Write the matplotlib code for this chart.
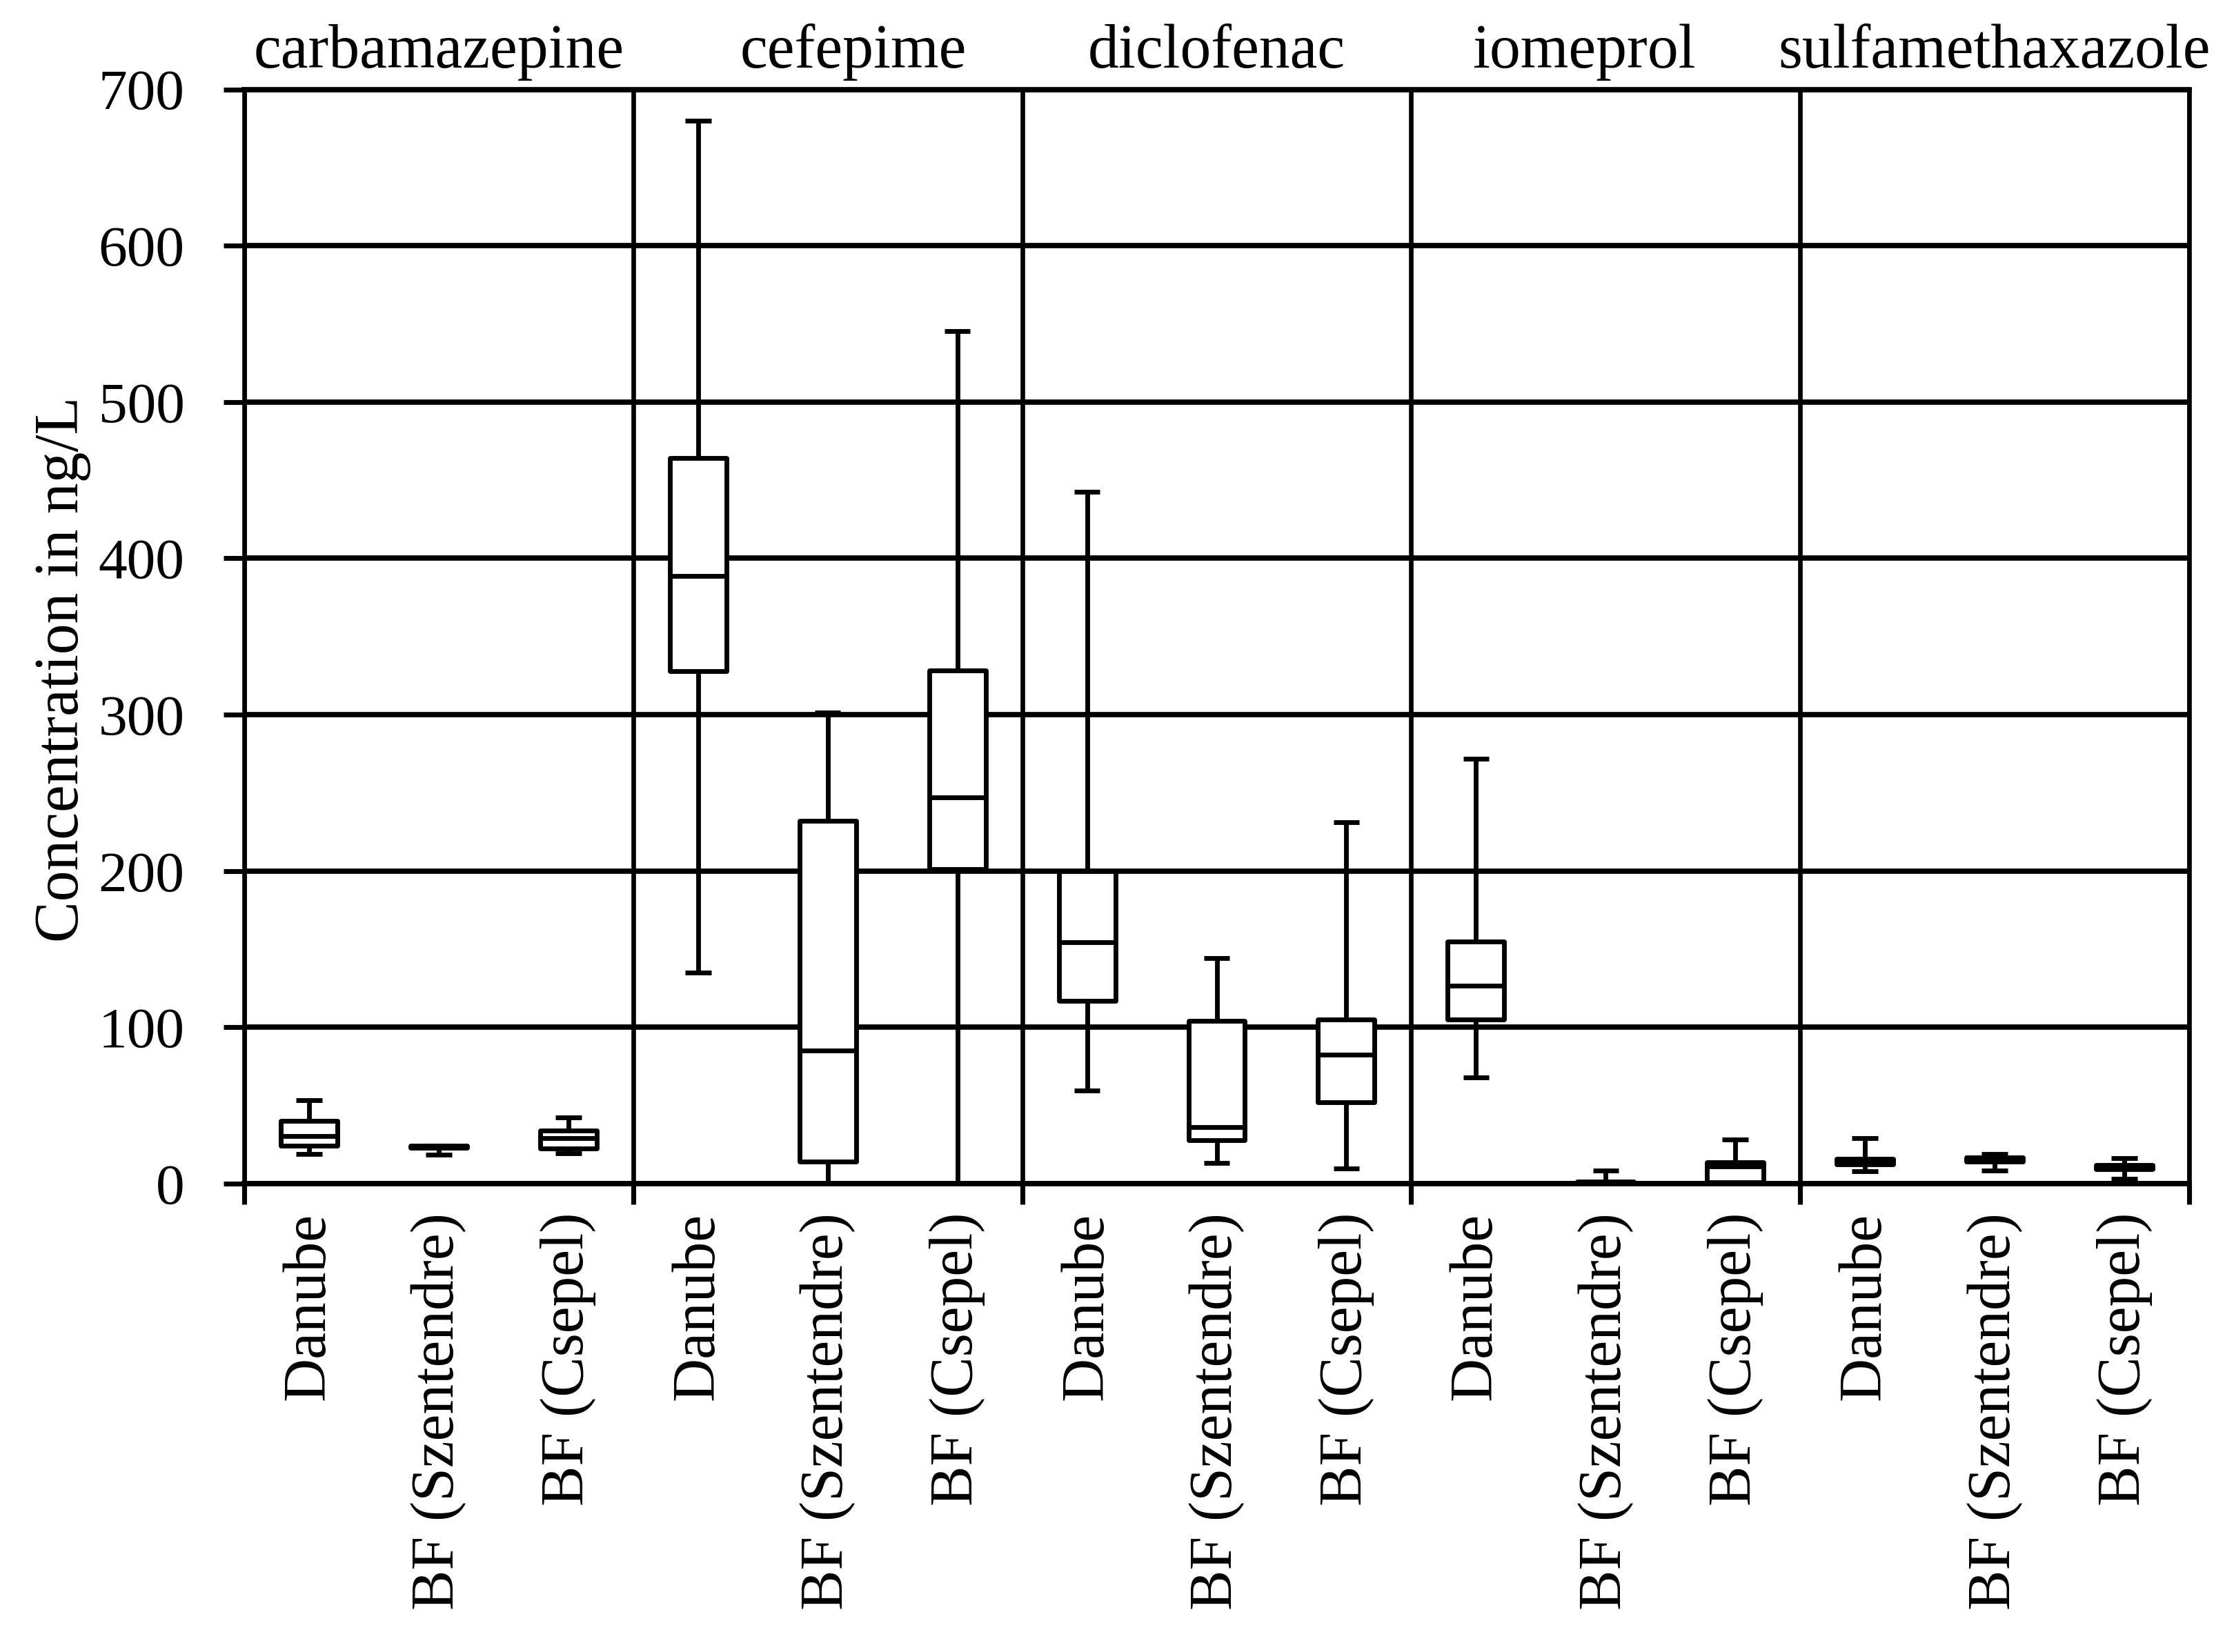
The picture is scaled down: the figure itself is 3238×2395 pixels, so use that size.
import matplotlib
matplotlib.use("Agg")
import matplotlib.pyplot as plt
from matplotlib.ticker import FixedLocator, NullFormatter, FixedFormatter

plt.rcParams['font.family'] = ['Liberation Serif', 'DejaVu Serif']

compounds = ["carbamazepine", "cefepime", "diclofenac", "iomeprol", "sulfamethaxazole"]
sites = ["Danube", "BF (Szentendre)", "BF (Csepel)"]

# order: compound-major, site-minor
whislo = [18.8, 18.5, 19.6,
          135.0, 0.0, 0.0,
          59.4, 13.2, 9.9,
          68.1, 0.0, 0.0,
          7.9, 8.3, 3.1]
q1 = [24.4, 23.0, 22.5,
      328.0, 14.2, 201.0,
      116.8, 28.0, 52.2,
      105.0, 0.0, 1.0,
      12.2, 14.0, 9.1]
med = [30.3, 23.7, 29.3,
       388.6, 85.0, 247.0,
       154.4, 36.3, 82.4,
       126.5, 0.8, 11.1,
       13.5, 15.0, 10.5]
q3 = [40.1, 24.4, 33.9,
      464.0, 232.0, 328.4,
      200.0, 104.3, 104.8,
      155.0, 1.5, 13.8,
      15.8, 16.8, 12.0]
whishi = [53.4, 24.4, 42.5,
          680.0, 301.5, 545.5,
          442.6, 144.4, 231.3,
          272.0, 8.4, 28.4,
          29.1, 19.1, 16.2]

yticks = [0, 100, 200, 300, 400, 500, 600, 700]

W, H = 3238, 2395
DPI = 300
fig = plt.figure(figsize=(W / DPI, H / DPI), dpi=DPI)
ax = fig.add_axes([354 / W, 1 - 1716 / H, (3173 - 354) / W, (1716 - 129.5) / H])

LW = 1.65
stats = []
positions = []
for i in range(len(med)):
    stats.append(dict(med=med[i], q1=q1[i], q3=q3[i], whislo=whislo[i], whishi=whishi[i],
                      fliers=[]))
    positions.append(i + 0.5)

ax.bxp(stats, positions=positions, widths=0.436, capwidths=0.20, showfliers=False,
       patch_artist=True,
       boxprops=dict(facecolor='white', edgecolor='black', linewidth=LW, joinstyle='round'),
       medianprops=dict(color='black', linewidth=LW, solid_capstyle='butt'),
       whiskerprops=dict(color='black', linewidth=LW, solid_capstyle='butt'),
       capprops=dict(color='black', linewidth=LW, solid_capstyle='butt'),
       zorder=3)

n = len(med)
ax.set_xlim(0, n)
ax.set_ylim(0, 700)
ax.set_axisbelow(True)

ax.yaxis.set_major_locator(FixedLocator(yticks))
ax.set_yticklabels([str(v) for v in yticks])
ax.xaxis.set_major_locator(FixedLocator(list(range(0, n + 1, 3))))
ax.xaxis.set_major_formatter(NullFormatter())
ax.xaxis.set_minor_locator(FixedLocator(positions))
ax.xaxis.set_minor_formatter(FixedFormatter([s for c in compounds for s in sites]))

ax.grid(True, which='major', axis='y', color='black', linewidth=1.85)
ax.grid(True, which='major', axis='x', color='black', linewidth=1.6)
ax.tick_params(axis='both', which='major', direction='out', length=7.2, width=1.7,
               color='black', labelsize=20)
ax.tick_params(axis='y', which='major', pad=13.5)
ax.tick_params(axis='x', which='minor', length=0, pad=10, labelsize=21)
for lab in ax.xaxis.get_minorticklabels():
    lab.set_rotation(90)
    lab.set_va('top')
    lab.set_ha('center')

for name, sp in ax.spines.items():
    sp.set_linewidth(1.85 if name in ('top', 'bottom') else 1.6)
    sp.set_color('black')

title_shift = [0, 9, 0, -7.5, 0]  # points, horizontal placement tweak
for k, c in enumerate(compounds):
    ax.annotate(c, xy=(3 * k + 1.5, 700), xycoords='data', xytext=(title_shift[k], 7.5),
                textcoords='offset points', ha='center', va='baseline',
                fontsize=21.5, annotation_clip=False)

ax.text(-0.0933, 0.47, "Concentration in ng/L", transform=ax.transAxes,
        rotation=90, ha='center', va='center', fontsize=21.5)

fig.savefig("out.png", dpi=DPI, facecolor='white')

----

Go through the listing above and list every line that has the word "matplotlib".

Written reply —
Write the matplotlib code for this chart.
import matplotlib
matplotlib.use("Agg")
import matplotlib.pyplot as plt
from matplotlib.ticker import FixedLocator, NullFormatter, FixedFormatter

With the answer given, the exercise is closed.